We're using MLX to fine tune a model fetched from hugging face.
from transformers import AutoModel
model = AutoModel.from_pretrained('deepseek-ai/deepseek-coder-6.7b-instruct')
We fine tuned the model with command like python -m mlx_lm.lora --config lora_config.yaml
and the config file looks like:
# The path to the local model directory or Hugging Face repo.
model: "deepseek-ai/deepseek-coder-6.7b-instruct"

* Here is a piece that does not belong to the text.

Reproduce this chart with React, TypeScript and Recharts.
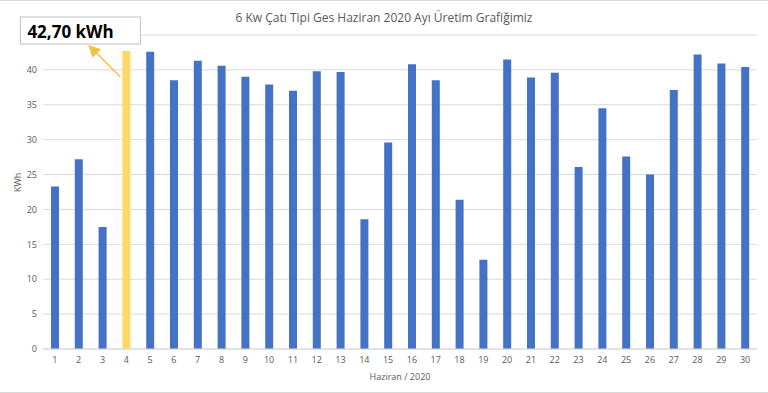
import React from 'react'
import { BarChart, Bar, XAxis, YAxis, CartesianGrid, Cell, LabelList } from 'recharts'

// June 2020 daily production, kWh
const days = [
  1, 2, 3, 4, 5, 6, 7, 8, 9, 10, 11, 12, 13, 14, 15,
  16, 17, 18, 19, 20, 21, 22, 23, 24, 25, 26, 27, 28, 29, 30,
]
const production = [
  23.3, 27.2, 17.5, 42.7, 42.6, 38.5, 41.3, 40.6, 39.0, 37.9, 37.0, 39.8, 39.7, 18.6, 29.6,
  40.8, 38.5, 21.4, 12.8, 41.5, 38.9, 39.6, 26.1, 34.5, 27.6, 25.0, 37.1, 42.2, 40.9, 40.4,
]
const yTicks = [0, 5, 10, 15, 20, 25, 30, 35, 40, 45]
const highlightDay = 4
const calloutText = '42,70 kWh'

const chartData = days.map((d, i) => ({ day: String(d), kwh: production[i] }))

const BLUE = '#4472C4'
const GOLD = '#FFD966'
const GRID = '#D9D9D9'
const TEXT = '#595959'
const FONT = '"Open Sans", "Liberation Sans", sans-serif'

function Callout(props: any) {
  const { x, y, width, index } = props
  if (days[index] !== highlightDay) return null
  const cx = x + width / 2
  return (
    <g>
      <defs>
        <marker id="arrowHead" markerWidth="8" markerHeight="8" refX="6" refY="4" orient="auto">
          <path d="M0,0 L8,4 L0,8 z" fill="#EFC23F" />
        </marker>
      </defs>
      <line
        x1={cx - 6}
        y1={y + 26}
        x2={cx - 36}
        y2={y - 4}
        stroke="#EFC23F"
        strokeWidth={1.5}
        markerEnd="url(#arrowHead)"
      />
      <rect x={cx - 106} y={y - 34} width={120} height={27} fill="#fff" stroke="#BFBFBF" strokeWidth={1} />
      <text x={cx - 99} y={y - 13} fontSize={17} fontWeight={700} fill="#000" fontFamily={FONT}>
        {calloutText}
      </text>
    </g>
  )
}

export default function App() {
  return (
    <div
      style={{
        position: 'fixed',
        left: 0,
        top: 0,
        width: 768,
        height: 393,
        background: '#fff',
        boxSizing: 'border-box',
        borderTop: `1px solid ${GRID}`,
        borderBottom: `1px solid ${GRID}`,
        fontFamily: FONT,
      }}
    >
      <div
        style={{
          position: 'absolute',
          top: 8,
          left: 0,
          width: 768,
          textAlign: 'center',
          fontSize: 12,
          color: TEXT,
        }}
      >
        6 Kw Çatı Tipi Ges Haziran 2020 Ayı Üretim Grafiğimiz
      </div>
      <div style={{ position: 'absolute', left: 0, top: -1 }}>
        <BarChart
          width={768}
          height={393}
          data={chartData}
          margin={{ top: 35, right: 11, left: 0, bottom: 0 }}
        >
          <CartesianGrid stroke={GRID} vertical={false} />
          <XAxis
            dataKey="day"
            height={44}
            tickLine={false}
            axisLine={{ stroke: GRID }}
            tick={{ fontSize: 9, fill: TEXT, fontFamily: FONT }}
            interval={0}
            label={{
              value: 'Haziran / 2020',
              position: 'insideBottom',
              offset: 13,
              fontSize: 9,
              fill: TEXT,
              fontFamily: FONT,
            }}
          />
          <YAxis
            width={43}
            domain={[0, 45]}
            ticks={yTicks}
            tickLine={false}
            axisLine={false}
            tickMargin={0}
            // the top label sits under the callout box in the original
            tickFormatter={(v: number) => (v === 45 ? '' : String(v))}
            tick={{ fontSize: 9, fill: TEXT, fontFamily: FONT }}
            label={{
              value: 'KWh',
              angle: -90,
              position: 'insideLeft',
              offset: 18,
              fontSize: 9,
              fill: TEXT,
              fontFamily: FONT,
            }}
          />
          <Bar dataKey="kwh" barSize={8} isAnimationActive={false}>
            {chartData.map((d) => (
              <Cell key={d.day} fill={Number(d.day) === highlightDay ? GOLD : BLUE} />
            ))}
            <LabelList dataKey="kwh" content={Callout} />
          </Bar>
        </BarChart>
      </div>
    </div>
  )
}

# Save/load path for the trained adapter weights.
adapter_path: "adapters"
When the adapter files generated after fine tuning, we evaluated the model by scripts like
from mlx_lm.utils import *
model,tokenizer = load(path_or_hf_repo ="deepseek-ai/deepseek-coder-6.7b-instruct",
adapter_path = "adapters" # path to new trained adaptor
)
text = "Tell sth about New York"
response = generate(model, tokenizer, prompt=text, verbose=True, temp=0.01, max_tokens=100)
and it works as expected.
However, after we saved the model and evaluated with mlx_lm.generate, the model worked poor. (the behavior is completely different from invoking the model with generate(model, tokenizer, prompt=text, verbose=True, temp=0.01, max_tokens=100)
.
mlx_lm.fuse --model "deepseek-ai/deepseek-coder-6.7b-instruct" --adapter-path "adapters" --save-path new_model
mlx_lm.generate --model new_model --prompt "Tell sth about New York" --adapter-path "adapters" --temp 0.01
Once you fuse the model you don't want to specify the adapter path otherwise it will try to add adapters to an already fused model (which is a bug).
Try using:
mlx_lm.generate --model new_model --prompt "Tell sth about New York" --temp 0.01
Also fusing can cause some degradation. The adapted weights are: W = W + scale * b^T a
. When you fuse b^T a
into W
it can be destructive if the adapter (b^T a
) has very different magnitude than the base weights (W
), particularly when using quantized or low precision base weights.
Tuning the scale
parameter can improve the model performance after fusion.